Tea hawking cuts KTDA farmers’ bonus in the Rift
Posted Monday, September 23 2013 at 19:17
Tea hawking has hampered the efficiency of factories in Rift Valley, forcing them to pay farmers as low as Sh6 of every Sh10 sale compared to a higher of more than Sh8 in the Mount Kenya area.
Data released by the Kenya Tea Development Agency (KTDA) on bonus —the final payment after monthly payout— per factory shows the percentage paid out to the farmers in relation to total revenues was lower in the Rift region, a factor attributed to higher operating costs than other areas.
Lower deliveries deny the tea companies raw material, which end up increasing the cost of production per unit as firms use same capacity to process less.
“In areas where there are private companies, there is tea hawking and the low delivery affects the total performance,” said Francis Muriuki, the KTDA group acting corporate affairs director.
Kapsara Tea Factory paid out the lowest part of its total revenues at 60 per cent while Imenti Factory in Meru County was the most efficient at 82 per cent payout.
In the year 2012 Kapsara spent 12 per cent of its revenues in administrative costs alone compared to five per cent used by Imenti Tea Factory in the same period.
“Some use furnace oil which is expensive than wood while others have mechanised their operations reducing their cost of labour; so they fetch better margins,” KTDA chairman Peter Kanyago said about the glaring discrepancies.
However, the use of the cheaper wood for fuel has been a subject of debate in the sector with some factories accused of indiscriminate felling of trees leading to deforestation.
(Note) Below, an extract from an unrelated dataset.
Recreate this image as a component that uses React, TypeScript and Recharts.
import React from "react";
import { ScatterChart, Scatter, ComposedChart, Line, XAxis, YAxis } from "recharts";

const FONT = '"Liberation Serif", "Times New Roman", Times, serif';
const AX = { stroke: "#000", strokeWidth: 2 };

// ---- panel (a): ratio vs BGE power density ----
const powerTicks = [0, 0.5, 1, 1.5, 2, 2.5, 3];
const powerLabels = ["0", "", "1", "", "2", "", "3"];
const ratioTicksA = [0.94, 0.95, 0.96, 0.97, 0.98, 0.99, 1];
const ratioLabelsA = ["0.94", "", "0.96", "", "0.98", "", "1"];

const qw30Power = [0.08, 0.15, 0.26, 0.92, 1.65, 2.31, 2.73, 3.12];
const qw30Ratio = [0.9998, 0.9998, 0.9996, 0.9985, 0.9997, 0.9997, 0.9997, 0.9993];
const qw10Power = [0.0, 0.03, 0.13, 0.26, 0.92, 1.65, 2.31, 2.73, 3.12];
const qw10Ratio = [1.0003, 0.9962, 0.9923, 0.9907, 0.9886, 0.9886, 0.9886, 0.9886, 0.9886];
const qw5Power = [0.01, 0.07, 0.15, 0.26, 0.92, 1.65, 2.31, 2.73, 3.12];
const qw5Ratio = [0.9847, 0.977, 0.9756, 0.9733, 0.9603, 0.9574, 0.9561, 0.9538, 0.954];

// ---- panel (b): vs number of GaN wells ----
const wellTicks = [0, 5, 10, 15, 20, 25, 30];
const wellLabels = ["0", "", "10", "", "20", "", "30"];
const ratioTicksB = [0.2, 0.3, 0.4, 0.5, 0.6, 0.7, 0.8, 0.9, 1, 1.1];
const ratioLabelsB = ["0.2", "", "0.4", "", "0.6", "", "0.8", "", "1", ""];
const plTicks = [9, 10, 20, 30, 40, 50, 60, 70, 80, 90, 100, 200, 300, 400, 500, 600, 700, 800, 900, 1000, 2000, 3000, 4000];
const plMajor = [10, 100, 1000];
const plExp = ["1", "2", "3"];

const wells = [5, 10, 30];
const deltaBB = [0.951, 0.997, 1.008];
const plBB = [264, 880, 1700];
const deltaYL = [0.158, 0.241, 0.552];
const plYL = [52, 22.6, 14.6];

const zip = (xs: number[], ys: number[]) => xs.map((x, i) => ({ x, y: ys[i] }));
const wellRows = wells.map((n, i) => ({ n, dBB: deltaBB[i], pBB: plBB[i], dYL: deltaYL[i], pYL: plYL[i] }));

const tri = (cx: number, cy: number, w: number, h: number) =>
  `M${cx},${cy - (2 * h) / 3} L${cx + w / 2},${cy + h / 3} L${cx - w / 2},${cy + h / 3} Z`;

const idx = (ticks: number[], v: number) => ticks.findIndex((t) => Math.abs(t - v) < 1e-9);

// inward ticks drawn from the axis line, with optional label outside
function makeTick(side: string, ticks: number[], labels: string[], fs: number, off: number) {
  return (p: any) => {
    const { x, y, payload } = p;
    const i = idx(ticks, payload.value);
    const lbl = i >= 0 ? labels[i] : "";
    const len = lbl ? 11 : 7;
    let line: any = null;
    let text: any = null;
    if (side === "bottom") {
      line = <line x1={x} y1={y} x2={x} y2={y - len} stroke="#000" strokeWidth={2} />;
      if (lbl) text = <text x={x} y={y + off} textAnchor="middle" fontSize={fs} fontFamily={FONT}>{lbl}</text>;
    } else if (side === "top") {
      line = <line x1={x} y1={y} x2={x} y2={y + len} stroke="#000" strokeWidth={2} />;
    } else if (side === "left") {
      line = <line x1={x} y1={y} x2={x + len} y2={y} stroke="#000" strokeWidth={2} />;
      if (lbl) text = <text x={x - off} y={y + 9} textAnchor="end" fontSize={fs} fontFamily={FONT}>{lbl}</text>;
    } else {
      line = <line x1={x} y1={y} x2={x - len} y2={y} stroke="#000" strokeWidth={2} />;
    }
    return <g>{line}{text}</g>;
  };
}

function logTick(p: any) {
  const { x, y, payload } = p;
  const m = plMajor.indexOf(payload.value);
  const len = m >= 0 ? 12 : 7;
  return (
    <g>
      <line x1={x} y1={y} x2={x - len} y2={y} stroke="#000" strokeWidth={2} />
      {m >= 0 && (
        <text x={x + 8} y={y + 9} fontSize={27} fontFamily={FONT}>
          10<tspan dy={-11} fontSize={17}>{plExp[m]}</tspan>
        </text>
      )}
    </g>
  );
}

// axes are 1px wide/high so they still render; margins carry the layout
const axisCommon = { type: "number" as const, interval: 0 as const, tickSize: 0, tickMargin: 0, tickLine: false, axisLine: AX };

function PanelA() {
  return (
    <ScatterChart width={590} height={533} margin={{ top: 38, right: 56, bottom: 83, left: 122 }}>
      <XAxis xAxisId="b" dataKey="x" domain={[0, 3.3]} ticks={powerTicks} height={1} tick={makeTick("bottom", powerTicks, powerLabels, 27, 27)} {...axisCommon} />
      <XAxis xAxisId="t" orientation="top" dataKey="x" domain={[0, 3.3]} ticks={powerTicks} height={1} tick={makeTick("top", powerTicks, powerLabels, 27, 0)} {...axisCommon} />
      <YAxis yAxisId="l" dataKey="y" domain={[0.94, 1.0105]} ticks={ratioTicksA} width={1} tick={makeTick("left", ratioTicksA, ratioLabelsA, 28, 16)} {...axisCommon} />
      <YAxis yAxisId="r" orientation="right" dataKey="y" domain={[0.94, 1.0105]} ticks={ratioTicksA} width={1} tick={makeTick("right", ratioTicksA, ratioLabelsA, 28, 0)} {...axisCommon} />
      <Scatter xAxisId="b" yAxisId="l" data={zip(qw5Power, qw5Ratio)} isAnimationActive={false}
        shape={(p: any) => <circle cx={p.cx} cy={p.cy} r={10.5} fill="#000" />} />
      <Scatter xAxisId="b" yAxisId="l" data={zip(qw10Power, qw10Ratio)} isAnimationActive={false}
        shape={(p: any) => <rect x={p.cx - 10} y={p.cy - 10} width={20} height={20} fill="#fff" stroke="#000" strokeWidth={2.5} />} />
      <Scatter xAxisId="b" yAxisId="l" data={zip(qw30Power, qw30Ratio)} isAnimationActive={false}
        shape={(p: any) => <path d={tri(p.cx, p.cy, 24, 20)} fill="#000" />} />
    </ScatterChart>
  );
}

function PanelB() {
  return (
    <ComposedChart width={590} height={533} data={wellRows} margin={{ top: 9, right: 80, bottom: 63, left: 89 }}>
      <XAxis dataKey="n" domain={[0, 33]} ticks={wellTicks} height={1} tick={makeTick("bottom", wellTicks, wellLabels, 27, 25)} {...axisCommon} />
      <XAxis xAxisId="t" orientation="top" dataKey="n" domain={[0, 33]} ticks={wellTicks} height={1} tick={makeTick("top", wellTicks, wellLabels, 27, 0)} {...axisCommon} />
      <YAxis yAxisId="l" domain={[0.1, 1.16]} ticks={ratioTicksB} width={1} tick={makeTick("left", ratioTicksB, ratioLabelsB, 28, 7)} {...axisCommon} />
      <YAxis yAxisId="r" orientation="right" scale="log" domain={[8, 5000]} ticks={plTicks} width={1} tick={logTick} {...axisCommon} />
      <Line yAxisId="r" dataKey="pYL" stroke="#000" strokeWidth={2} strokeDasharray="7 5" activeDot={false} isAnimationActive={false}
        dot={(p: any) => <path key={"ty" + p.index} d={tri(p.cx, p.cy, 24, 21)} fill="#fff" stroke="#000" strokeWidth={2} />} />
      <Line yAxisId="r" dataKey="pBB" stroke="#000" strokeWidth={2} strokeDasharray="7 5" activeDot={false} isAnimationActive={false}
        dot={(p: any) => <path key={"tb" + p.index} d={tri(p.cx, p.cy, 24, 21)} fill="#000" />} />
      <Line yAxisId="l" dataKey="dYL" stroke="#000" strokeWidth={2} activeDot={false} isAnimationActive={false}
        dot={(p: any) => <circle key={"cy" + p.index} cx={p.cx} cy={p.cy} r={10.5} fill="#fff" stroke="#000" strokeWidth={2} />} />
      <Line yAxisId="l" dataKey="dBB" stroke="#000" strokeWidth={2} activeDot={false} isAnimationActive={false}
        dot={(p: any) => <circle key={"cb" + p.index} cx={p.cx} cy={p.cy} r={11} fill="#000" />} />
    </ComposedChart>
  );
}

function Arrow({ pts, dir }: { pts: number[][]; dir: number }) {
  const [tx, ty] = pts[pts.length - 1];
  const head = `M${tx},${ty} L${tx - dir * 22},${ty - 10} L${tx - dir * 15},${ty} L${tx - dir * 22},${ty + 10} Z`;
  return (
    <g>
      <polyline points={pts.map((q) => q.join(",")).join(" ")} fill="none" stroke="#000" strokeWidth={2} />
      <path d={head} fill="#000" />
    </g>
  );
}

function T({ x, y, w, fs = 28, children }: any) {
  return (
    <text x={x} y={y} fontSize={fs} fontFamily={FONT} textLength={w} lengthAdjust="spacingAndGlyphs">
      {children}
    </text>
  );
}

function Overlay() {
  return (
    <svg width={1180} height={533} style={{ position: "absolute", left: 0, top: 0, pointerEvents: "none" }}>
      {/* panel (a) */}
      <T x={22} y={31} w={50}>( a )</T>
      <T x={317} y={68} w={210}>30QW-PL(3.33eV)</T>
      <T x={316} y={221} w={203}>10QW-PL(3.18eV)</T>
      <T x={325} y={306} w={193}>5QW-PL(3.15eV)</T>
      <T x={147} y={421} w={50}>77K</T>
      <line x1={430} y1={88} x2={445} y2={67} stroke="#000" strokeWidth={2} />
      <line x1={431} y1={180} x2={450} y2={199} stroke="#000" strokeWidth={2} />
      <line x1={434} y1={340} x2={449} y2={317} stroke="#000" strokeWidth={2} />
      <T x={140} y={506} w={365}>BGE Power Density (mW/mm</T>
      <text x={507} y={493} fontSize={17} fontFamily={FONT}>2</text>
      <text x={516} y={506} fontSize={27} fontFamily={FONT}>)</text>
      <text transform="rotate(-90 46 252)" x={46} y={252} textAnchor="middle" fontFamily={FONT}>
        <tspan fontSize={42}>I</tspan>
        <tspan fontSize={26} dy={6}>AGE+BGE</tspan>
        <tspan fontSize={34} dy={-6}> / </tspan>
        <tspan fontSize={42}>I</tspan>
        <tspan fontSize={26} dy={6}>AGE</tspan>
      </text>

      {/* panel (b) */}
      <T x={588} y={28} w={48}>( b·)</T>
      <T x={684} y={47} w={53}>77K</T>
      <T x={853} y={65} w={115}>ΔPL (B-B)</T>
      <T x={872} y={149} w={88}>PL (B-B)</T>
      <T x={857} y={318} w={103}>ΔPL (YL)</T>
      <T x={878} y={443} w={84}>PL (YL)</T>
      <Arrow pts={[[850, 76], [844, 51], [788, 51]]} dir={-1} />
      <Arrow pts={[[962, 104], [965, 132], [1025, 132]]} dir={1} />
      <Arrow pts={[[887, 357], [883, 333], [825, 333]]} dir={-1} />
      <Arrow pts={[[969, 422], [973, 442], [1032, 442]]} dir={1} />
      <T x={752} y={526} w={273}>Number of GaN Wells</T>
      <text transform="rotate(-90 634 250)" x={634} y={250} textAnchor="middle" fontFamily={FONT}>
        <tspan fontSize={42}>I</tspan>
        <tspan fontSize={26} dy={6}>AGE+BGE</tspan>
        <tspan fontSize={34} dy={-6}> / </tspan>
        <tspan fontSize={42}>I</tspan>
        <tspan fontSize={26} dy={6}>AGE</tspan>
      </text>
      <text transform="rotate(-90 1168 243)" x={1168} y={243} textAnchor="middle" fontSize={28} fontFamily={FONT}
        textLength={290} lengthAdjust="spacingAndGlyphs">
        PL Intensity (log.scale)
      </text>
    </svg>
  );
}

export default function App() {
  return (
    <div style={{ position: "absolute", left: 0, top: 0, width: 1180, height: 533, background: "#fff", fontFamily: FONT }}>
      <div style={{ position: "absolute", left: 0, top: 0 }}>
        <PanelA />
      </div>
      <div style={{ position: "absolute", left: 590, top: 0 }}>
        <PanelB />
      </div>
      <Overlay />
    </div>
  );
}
Payments are also affected by a factory’s commitment to future development projects, like building new factories, and crop husbandry, said Mr Muriuki.
Farmers in Mount Kenya, however, operate in an environment of no private factories, allowing them to focus on quality and benefit from reduced production costs.
Imenti’s efficiency was buoyed by its access to cheaper energy, because it has a hydro-power project for own use with the excess sold to the power grid.
Many tea factories produce their own power with some in the same region pooling funds to set up power plants. Electricity is a huge cost element in the production chain second only to labour in Kenya.
The total payment to tea farmers this year is Sh51.3 billion, up 13.2 per cent from last year. This is expected to boost the cash position of saccos and retail banks that have a presence in the tea producing areas as the second payment of Sh35.6 billion is released to the farmers through these institutions.